Both Rand and ALPA spokesmen say it is important for people -- whether controllers or pilots -- to know what factors go into computer decisions so they are better able to correct a situation in case of a failure in the system.

''It's not just a question of designing new machines but of the relationship between the machines and the human being,'' says Aviation Consumer Action Project director Matthew Finucane. ''The FAA has always had a hard time dealing with the human element, and we're very concerned for safety reasons that people remain machine managers and that the design be such that the human being will know what to do if something goes wrong.''

It is for that same reason that pilots, while agreeing that the FAA must remain the traffic cop in the airways, want to be sure that with all the changes they are given information as well as instructions. The pilot must be part of the decisionmaking process, insists ALPA spokesman John Mazor.

No one knows what the final price tag on the modernization plan will be. The FAA's only official estimate so far is $7.2 billion for the first five years.
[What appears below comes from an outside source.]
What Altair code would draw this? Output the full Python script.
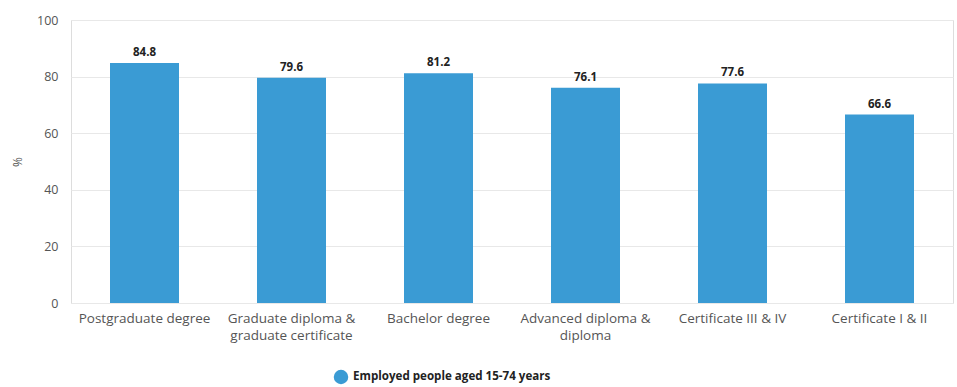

Whatever the final cost, FAA officials insist that the program will more than pay for itself by the $25 billion it is expected to save in fewer controllers, traffic control facilities, and the fuel savings from computer-suggested shorter flight paths.

The Reagan administration proposes that 85 percent of the costs be paid by airway users. Congress has been cool to user fees, and the question of which users should pay the highest share is also controversial. The administration asks that the current 5-cent passenger ticket surcharge be hiked to 8 cents and that the tax on fuel used by general aviation or private aircraft be raised from 4 to 12 cents a gallon.